Daily currency report
The euro’s small gains may unravel quickly as the European Central Bank prepares to announce its latest monetary policy decision and then field questions about why Spain is still stalling on a bailout.
The ECB is not expected to slash interest rates just yet, despite threats of a recession in Europe; with pressure to do so perhaps lightened after positive euro zone retail sales data that showed consumers are still spending, albeit very moderately. The good data was also supported by surprisingly strong figures from the US, which helped keep a bit of risk sentiment together in the market.
Good news would usually weaken safe havens but the US dollar opens relatively unmoved given the uncertainty ahead of a number of central bank monetary policy announcements.

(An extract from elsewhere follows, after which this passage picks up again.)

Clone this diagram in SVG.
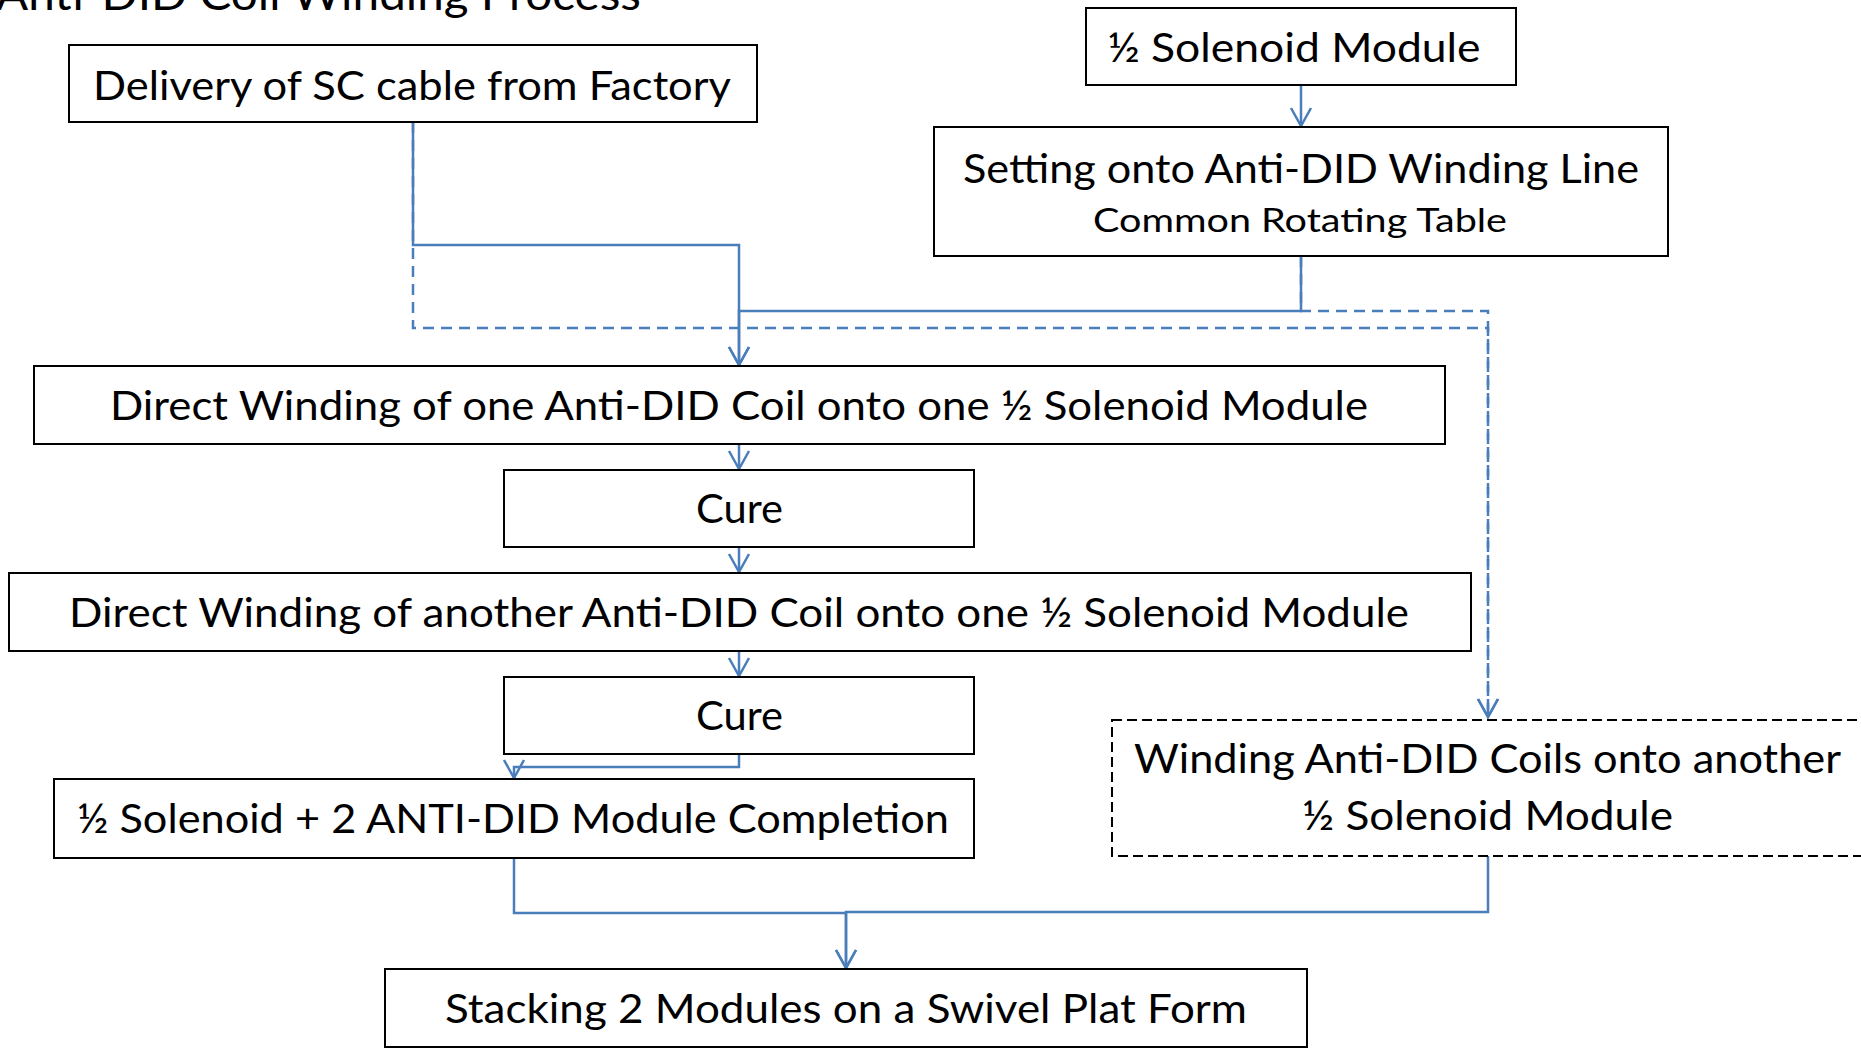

The Bank of England should make no changes to its monetary make-up as the British pound struggles to gather support after second-rate UK services data.
Sterling slipped to a two-week low against the euro after below-par data on Britain’s crucial services sector rounded off a week of disappointing UK PMI figures. CIPS’ service sector PMI survey for September missed expectations, dropping to a level of 52.2 from the prior month’s 53.7, instead of easing to 53 as most analysts had predicted. The sharper slowdown in growth in the country’s dominant services industry follows weak reports on UK manufacturing and construction. This has raised serious concerns amongst traders who have been expecting to see the British economy return to growth over the July to September quarter.
The US ISM non-manufacturing PMI survey jumped in September, putting the services industry on the fastest rate of growth in six months while ADP also reported a better pace of hiring last month. The US dollar may also have held firm, particularly against the pound, before Federal Reserve minutes and key US unemployment figures that could revive worries about the global economic environment.
The euro stood its ground against the majors, with better-than-expected retail sales data helping the single currency to deflect persistent Spanish concerns and climb to two-week highs against the Japanese yen. Consumer spending across the 17-member zone surprisingly grew by 0.1 per cent in August, beating forecasts of a 0.1 per cent decline which should help ease some pressure on the European Central Bank.